* WHAT IS REQUIRED:
Pick out every line of the entries below where "Give" occurs, and copy those lines.

-- begin DATASET ENTRIES --

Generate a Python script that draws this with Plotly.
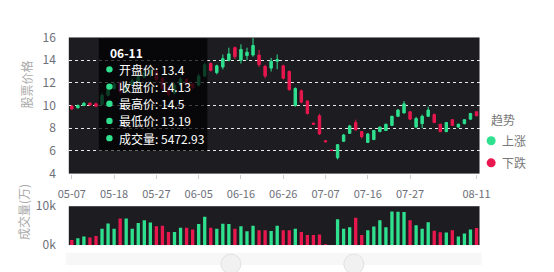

-- end DATASET ENTRIES --
-- begin DATASET ENTRIES --

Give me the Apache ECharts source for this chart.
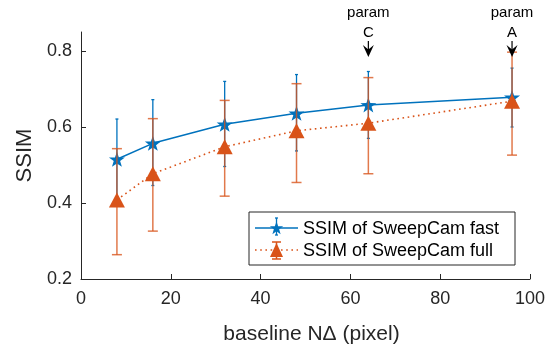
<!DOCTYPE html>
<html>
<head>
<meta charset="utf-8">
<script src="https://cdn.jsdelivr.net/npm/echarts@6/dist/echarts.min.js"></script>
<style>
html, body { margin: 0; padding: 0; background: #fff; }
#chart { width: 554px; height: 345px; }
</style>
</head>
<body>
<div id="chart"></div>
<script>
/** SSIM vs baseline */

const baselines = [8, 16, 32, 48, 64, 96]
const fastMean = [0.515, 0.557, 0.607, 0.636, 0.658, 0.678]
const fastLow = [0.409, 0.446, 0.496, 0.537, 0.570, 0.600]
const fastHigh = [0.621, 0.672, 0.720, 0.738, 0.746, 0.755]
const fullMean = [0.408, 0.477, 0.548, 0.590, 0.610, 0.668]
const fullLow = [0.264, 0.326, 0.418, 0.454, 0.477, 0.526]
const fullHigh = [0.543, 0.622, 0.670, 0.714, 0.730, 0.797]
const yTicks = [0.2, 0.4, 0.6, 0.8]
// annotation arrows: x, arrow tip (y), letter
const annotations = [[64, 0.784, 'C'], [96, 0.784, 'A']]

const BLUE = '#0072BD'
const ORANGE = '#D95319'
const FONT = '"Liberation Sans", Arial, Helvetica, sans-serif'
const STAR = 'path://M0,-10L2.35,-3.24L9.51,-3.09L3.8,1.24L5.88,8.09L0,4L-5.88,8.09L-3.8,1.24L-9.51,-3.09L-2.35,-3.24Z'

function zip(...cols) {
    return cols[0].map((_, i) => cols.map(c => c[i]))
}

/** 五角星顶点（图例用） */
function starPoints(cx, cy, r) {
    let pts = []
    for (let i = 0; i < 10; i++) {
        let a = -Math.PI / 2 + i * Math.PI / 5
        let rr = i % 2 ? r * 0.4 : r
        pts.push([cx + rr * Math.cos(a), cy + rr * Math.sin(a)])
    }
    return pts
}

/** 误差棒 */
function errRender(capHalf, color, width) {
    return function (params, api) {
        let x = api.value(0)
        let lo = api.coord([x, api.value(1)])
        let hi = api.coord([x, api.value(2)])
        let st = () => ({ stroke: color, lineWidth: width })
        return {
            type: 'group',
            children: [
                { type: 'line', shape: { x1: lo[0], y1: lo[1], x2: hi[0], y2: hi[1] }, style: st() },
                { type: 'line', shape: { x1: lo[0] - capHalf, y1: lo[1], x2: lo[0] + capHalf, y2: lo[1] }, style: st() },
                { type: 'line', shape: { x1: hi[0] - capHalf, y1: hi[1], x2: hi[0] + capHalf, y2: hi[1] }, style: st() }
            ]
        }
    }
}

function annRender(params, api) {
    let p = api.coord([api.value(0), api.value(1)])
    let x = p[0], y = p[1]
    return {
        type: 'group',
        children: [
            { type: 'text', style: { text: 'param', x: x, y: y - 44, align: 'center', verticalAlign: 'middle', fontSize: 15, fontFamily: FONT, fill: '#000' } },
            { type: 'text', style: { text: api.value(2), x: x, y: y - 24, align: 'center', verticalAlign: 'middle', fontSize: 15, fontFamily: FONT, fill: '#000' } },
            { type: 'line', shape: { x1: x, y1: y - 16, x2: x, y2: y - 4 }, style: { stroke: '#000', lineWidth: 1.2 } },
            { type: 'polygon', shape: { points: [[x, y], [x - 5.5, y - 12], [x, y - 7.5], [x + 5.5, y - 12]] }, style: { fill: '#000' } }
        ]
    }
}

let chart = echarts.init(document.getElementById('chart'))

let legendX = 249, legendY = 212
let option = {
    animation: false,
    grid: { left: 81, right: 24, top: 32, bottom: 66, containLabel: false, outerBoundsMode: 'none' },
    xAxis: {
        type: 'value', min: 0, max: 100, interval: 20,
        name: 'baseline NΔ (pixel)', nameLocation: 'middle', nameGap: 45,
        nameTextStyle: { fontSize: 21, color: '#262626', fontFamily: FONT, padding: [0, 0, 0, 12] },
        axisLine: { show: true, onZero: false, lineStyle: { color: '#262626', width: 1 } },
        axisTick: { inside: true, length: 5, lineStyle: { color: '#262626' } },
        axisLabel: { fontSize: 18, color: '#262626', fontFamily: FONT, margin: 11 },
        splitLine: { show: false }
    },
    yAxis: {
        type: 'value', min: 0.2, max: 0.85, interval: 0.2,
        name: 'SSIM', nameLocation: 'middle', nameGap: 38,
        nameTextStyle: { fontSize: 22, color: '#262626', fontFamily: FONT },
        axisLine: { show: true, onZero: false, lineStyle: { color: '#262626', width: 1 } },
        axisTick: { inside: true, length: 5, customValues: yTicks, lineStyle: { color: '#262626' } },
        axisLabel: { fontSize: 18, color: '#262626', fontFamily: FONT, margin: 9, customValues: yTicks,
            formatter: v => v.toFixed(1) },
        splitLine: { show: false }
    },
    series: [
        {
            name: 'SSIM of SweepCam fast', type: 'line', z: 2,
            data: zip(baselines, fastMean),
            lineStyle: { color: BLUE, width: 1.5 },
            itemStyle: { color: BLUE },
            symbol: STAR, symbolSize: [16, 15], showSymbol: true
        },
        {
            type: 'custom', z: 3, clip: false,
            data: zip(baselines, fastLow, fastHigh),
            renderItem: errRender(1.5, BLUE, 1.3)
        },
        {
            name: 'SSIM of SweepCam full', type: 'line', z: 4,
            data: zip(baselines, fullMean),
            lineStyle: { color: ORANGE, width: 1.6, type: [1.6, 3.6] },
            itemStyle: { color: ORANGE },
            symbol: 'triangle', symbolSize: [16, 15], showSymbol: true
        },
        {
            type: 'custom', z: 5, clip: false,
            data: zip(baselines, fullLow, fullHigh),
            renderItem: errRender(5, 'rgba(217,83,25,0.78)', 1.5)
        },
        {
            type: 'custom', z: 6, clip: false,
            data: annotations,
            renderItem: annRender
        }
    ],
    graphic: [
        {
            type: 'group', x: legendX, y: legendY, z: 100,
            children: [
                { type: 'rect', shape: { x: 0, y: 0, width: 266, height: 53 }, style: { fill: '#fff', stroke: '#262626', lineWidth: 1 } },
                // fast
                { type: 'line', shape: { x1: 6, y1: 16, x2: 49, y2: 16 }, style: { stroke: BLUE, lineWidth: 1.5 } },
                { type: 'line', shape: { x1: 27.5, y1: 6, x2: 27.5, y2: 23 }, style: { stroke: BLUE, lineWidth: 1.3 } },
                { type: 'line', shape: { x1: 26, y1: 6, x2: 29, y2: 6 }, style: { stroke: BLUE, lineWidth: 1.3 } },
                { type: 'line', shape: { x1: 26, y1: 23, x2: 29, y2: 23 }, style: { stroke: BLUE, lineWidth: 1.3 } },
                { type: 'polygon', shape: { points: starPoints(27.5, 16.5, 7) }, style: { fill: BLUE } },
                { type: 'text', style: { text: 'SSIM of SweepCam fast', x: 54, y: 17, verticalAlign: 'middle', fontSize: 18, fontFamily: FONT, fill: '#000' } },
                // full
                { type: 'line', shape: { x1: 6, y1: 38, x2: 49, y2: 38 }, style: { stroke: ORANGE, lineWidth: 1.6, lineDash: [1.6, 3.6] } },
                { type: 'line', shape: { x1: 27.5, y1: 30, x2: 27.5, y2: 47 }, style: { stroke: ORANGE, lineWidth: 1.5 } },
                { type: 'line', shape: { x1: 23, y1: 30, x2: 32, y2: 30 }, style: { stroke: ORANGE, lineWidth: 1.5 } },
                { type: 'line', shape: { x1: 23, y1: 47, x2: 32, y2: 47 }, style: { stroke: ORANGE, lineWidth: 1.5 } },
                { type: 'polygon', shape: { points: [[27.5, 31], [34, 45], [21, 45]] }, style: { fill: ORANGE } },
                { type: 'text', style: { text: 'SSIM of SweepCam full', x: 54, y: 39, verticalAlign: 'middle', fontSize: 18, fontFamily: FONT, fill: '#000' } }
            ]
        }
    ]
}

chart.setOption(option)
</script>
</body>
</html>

-- end DATASET ENTRIES --
-- begin DATASET ENTRIES --

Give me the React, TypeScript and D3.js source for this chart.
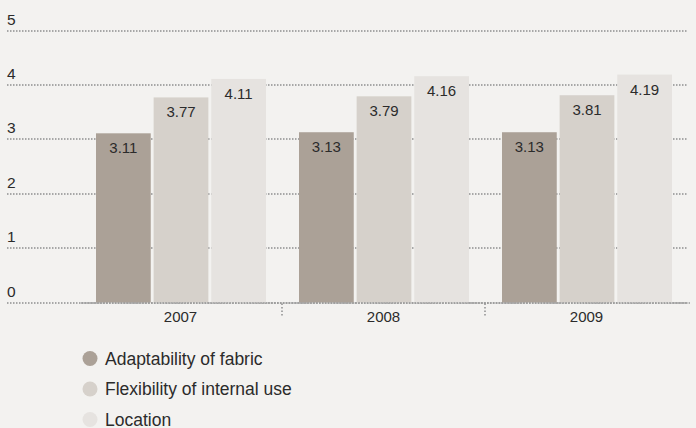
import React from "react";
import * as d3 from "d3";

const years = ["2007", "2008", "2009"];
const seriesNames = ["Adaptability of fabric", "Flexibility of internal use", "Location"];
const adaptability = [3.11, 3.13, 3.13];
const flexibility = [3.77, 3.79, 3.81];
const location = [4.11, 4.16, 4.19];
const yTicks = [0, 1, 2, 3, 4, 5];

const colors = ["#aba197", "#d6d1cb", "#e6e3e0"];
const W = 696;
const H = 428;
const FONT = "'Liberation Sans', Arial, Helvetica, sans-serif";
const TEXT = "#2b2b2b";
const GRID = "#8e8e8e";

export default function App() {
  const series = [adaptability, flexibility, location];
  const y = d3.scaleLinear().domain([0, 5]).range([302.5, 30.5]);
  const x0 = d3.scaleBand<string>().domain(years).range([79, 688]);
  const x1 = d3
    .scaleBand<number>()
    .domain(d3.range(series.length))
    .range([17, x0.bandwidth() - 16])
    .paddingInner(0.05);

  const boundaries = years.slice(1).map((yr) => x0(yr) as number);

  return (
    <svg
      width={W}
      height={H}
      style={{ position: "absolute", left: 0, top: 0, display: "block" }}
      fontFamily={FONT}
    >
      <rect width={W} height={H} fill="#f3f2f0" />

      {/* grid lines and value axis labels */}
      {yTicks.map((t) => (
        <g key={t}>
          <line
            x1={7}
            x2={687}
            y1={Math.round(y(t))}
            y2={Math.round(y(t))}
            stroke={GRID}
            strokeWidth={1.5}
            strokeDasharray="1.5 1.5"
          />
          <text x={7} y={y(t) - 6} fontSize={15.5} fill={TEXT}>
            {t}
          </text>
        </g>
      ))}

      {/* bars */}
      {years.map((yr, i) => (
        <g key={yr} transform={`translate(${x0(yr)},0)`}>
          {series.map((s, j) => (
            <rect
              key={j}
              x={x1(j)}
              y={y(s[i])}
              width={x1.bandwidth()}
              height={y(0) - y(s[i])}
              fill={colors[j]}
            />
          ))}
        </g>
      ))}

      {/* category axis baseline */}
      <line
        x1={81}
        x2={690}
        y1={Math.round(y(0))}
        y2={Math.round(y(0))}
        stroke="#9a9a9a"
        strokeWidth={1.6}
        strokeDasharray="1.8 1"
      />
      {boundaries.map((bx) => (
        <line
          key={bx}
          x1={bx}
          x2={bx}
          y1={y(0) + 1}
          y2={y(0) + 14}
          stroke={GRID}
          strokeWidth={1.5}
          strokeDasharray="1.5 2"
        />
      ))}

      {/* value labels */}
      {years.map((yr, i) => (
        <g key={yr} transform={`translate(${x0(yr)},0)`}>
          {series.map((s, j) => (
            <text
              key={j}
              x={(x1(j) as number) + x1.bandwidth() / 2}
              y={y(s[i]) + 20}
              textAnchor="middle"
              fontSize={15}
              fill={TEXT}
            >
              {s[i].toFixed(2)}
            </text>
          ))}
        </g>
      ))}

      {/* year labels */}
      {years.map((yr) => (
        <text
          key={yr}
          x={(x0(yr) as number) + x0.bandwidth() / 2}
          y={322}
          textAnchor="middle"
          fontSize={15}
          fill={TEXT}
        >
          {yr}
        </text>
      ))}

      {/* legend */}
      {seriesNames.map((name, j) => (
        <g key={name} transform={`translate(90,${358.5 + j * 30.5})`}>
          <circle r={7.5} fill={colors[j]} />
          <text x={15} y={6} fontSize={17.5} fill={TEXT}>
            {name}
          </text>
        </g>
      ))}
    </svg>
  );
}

-- end DATASET ENTRIES --

* REPLY:
Give me the Apache ECharts source for this chart.
Give me the React, TypeScript and D3.js source for this chart.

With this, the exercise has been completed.